__Directive__
Any picture among the records should be left out, please; retype the rest exactly.

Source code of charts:
..............................

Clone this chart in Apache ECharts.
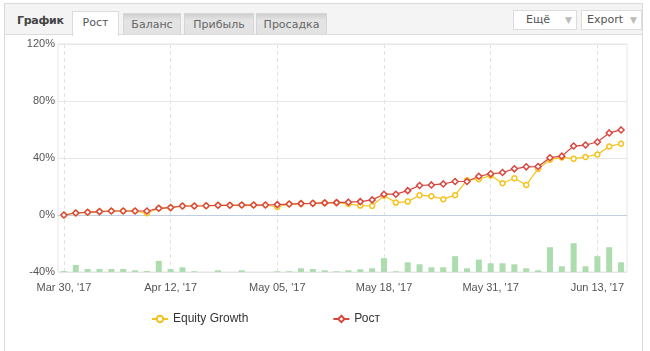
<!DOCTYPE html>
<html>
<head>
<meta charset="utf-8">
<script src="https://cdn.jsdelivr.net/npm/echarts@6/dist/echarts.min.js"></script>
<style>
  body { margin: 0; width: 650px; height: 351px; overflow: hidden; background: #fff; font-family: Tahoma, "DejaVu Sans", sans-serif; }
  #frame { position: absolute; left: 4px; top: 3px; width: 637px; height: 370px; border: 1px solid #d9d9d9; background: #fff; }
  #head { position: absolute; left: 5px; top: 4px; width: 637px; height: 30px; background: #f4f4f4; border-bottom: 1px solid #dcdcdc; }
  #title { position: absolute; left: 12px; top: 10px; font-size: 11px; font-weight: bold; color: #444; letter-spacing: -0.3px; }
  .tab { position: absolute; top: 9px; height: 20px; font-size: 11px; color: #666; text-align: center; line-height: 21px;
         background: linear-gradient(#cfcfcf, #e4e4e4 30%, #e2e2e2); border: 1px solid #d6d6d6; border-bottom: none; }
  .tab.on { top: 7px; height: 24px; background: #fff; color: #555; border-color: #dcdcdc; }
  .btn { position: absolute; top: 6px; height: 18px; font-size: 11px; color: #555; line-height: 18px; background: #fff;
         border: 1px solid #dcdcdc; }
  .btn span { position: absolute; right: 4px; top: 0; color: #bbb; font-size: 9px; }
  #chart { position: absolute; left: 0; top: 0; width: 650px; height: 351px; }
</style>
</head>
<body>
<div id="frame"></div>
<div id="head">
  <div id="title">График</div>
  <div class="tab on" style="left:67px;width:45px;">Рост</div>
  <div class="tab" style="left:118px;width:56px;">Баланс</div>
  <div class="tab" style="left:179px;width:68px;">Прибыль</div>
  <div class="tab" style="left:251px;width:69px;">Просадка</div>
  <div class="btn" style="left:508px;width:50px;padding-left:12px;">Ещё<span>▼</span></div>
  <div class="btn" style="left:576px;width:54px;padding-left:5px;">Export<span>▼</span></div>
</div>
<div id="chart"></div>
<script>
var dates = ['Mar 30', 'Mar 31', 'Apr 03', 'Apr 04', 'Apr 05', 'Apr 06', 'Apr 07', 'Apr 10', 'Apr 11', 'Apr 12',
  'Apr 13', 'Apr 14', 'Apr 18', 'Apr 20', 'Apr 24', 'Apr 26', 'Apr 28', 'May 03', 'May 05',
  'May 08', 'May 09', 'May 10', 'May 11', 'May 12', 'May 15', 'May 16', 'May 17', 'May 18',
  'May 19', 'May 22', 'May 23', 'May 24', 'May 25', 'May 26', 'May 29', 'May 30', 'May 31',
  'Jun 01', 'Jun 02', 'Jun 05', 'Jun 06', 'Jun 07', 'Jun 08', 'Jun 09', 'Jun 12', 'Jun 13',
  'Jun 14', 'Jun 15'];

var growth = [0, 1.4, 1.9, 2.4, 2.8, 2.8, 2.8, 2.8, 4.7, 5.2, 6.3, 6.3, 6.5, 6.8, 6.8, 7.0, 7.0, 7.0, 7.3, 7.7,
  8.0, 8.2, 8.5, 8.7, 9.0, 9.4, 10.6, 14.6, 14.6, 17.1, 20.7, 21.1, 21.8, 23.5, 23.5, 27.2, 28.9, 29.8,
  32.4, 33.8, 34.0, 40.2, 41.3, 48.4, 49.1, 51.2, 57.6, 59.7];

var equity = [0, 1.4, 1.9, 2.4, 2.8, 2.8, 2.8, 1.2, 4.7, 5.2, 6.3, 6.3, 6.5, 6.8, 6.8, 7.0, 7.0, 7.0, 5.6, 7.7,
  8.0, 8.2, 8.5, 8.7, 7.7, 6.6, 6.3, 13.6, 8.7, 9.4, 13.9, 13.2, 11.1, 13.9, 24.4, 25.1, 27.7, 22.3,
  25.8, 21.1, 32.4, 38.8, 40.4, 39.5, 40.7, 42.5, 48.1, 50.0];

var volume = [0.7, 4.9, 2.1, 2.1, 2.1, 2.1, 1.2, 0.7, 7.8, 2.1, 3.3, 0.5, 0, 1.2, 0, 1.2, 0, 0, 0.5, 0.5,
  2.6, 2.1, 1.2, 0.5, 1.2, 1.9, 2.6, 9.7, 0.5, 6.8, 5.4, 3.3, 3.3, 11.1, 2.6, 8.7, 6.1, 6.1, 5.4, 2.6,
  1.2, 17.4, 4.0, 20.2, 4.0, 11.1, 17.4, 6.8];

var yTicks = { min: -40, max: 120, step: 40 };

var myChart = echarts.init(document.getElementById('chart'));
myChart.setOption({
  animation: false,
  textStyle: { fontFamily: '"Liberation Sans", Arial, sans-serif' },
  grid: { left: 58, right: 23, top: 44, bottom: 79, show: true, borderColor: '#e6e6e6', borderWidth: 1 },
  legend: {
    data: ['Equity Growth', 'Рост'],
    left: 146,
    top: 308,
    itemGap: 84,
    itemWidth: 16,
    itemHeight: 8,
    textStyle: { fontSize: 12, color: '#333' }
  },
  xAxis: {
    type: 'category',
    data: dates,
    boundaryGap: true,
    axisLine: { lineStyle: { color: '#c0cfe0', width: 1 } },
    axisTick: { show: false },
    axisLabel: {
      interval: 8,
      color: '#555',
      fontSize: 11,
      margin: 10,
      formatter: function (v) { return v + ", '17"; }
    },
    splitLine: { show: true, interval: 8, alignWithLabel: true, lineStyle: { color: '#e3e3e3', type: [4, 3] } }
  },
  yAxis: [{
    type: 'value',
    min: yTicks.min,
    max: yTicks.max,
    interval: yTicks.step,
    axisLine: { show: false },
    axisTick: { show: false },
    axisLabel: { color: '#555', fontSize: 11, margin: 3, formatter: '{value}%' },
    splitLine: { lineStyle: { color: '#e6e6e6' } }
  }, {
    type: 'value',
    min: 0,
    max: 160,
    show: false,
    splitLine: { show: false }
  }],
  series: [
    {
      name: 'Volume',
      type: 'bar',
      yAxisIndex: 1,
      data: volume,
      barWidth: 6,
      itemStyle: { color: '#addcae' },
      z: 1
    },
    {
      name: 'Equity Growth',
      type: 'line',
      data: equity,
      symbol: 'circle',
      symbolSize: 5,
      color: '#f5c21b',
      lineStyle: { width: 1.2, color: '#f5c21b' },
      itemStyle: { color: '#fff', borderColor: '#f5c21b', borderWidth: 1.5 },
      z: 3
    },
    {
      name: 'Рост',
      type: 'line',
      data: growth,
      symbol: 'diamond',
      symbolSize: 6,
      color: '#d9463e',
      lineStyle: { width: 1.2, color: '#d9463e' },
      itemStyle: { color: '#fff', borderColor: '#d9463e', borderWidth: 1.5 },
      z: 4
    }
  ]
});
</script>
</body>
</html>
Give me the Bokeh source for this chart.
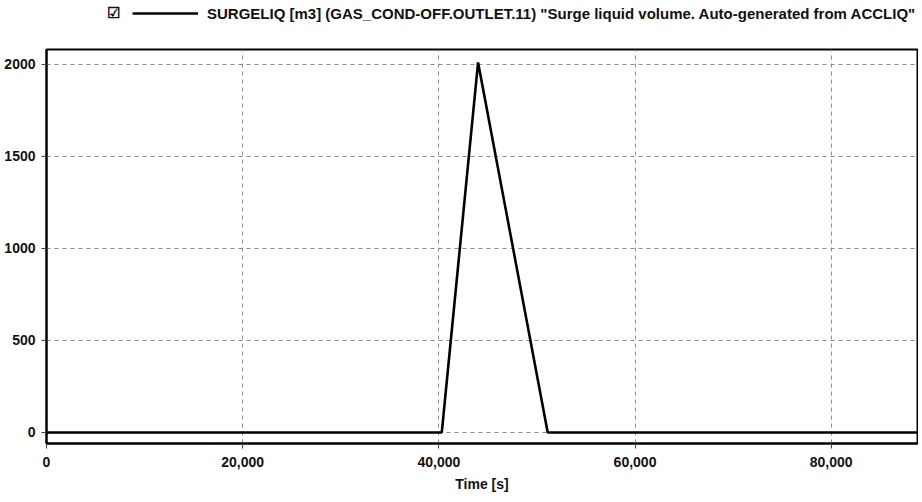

..............................

__Exercise response__
Clone this chart in Apache ECharts.
<!DOCTYPE html>
<html>
<head>
<meta charset="utf-8">
<script src="https://cdn.jsdelivr.net/npm/echarts@6/dist/echarts.min.js"></script>
<style>
  body { margin: 0; width: 650px; height: 351px; overflow: hidden; background: #fff; font-family: Tahoma, "DejaVu Sans", sans-serif; }
  #frame { position: absolute; left: 4px; top: 3px; width: 637px; height: 370px; border: 1px solid #d9d9d9; background: #fff; }
  #head { position: absolute; left: 5px; top: 4px; width: 637px; height: 30px; background: #f4f4f4; border-bottom: 1px solid #dcdcdc; }
  #title { position: absolute; left: 12px; top: 10px; font-size: 11px; font-weight: bold; color: #444; letter-spacing: -0.3px; }
  .tab { position: absolute; top: 9px; height: 20px; font-size: 11px; color: #666; text-align: center; line-height: 21px;
         background: linear-gradient(#cfcfcf, #e4e4e4 30%, #e2e2e2); border: 1px solid #d6d6d6; border-bottom: none; }
  .tab.on { top: 7px; height: 24px; background: #fff; color: #555; border-color: #dcdcdc; }
  .btn { position: absolute; top: 6px; height: 18px; font-size: 11px; color: #555; line-height: 18px; background: #fff;
         border: 1px solid #dcdcdc; }
  .btn span { position: absolute; right: 4px; top: 0; color: #bbb; font-size: 9px; }
  #chart { position: absolute; left: 0; top: 0; width: 650px; height: 351px; }
</style>
</head>
<body>
<div id="frame"></div>
<div id="head">
  <div id="title">График</div>
  <div class="tab on" style="left:67px;width:45px;">Рост</div>
  <div class="tab" style="left:118px;width:56px;">Баланс</div>
  <div class="tab" style="left:179px;width:68px;">Прибыль</div>
  <div class="tab" style="left:251px;width:69px;">Просадка</div>
  <div class="btn" style="left:508px;width:50px;padding-left:12px;">Ещё<span>▼</span></div>
  <div class="btn" style="left:576px;width:54px;padding-left:5px;">Export<span>▼</span></div>
</div>
<div id="chart"></div>
<script>
var dates = ['Mar 30', 'Mar 31', 'Apr 03', 'Apr 04', 'Apr 05', 'Apr 06', 'Apr 07', 'Apr 10', 'Apr 11', 'Apr 12',
  'Apr 13', 'Apr 14', 'Apr 18', 'Apr 20', 'Apr 24', 'Apr 26', 'Apr 28', 'May 03', 'May 05',
  'May 08', 'May 09', 'May 10', 'May 11', 'May 12', 'May 15', 'May 16', 'May 17', 'May 18',
  'May 19', 'May 22', 'May 23', 'May 24', 'May 25', 'May 26', 'May 29', 'May 30', 'May 31',
  'Jun 01', 'Jun 02', 'Jun 05', 'Jun 06', 'Jun 07', 'Jun 08', 'Jun 09', 'Jun 12', 'Jun 13',
  'Jun 14', 'Jun 15'];

var growth = [0, 1.4, 1.9, 2.4, 2.8, 2.8, 2.8, 2.8, 4.7, 5.2, 6.3, 6.3, 6.5, 6.8, 6.8, 7.0, 7.0, 7.0, 7.3, 7.7,
  8.0, 8.2, 8.5, 8.7, 9.0, 9.4, 10.6, 14.6, 14.6, 17.1, 20.7, 21.1, 21.8, 23.5, 23.5, 27.2, 28.9, 29.8,
  32.4, 33.8, 34.0, 40.2, 41.3, 48.4, 49.1, 51.2, 57.6, 59.7];

var equity = [0, 1.4, 1.9, 2.4, 2.8, 2.8, 2.8, 1.2, 4.7, 5.2, 6.3, 6.3, 6.5, 6.8, 6.8, 7.0, 7.0, 7.0, 5.6, 7.7,
  8.0, 8.2, 8.5, 8.7, 7.7, 6.6, 6.3, 13.6, 8.7, 9.4, 13.9, 13.2, 11.1, 13.9, 24.4, 25.1, 27.7, 22.3,
  25.8, 21.1, 32.4, 38.8, 40.4, 39.5, 40.7, 42.5, 48.1, 50.0];

var volume = [0.7, 4.9, 2.1, 2.1, 2.1, 2.1, 1.2, 0.7, 7.8, 2.1, 3.3, 0.5, 0, 1.2, 0, 1.2, 0, 0, 0.5, 0.5,
  2.6, 2.1, 1.2, 0.5, 1.2, 1.9, 2.6, 9.7, 0.5, 6.8, 5.4, 3.3, 3.3, 11.1, 2.6, 8.7, 6.1, 6.1, 5.4, 2.6,
  1.2, 17.4, 4.0, 20.2, 4.0, 11.1, 17.4, 6.8];

var yTicks = { min: -40, max: 120, step: 40 };

var myChart = echarts.init(document.getElementById('chart'));
myChart.setOption({
  animation: false,
  textStyle: { fontFamily: '"Liberation Sans", Arial, sans-serif' },
  grid: { left: 58, right: 23, top: 44, bottom: 79, show: true, borderColor: '#e6e6e6', borderWidth: 1 },
  legend: {
    data: ['Equity Growth', 'Рост'],
    left: 146,
    top: 308,
    itemGap: 84,
    itemWidth: 16,
    itemHeight: 8,
    textStyle: { fontSize: 12, color: '#333' }
  },
  xAxis: {
    type: 'category',
    data: dates,
    boundaryGap: true,
    axisLine: { lineStyle: { color: '#c0cfe0', width: 1 } },
    axisTick: { show: false },
    axisLabel: {
      interval: 8,
      color: '#555',
      fontSize: 11,
      margin: 10,
      formatter: function (v) { return v + ", '17"; }
    },
    splitLine: { show: true, interval: 8, alignWithLabel: true, lineStyle: { color: '#e3e3e3', type: [4, 3] } }
  },
  yAxis: [{
    type: 'value',
    min: yTicks.min,
    max: yTicks.max,
    interval: yTicks.step,
    axisLine: { show: false },
    axisTick: { show: false },
    axisLabel: { color: '#555', fontSize: 11, margin: 3, formatter: '{value}%' },
    splitLine: { lineStyle: { color: '#e6e6e6' } }
  }, {
    type: 'value',
    min: 0,
    max: 160,
    show: false,
    splitLine: { show: false }
  }],
  series: [
    {
      name: 'Volume',
      type: 'bar',
      yAxisIndex: 1,
      data: volume,
      barWidth: 6,
      itemStyle: { color: '#addcae' },
      z: 1
    },
    {
      name: 'Equity Growth',
      type: 'line',
      data: equity,
      symbol: 'circle',
      symbolSize: 5,
      color: '#f5c21b',
      lineStyle: { width: 1.2, color: '#f5c21b' },
      itemStyle: { color: '#fff', borderColor: '#f5c21b', borderWidth: 1.5 },
      z: 3
    },
    {
      name: 'Рост',
      type: 'line',
      data: growth,
      symbol: 'diamond',
      symbolSize: 6,
      color: '#d9463e',
      lineStyle: { width: 1.2, color: '#d9463e' },
      itemStyle: { color: '#fff', borderColor: '#d9463e', borderWidth: 1.5 },
      z: 4
    }
  ]
});
</script>
</body>
</html>
Give me the Bokeh source for this chart.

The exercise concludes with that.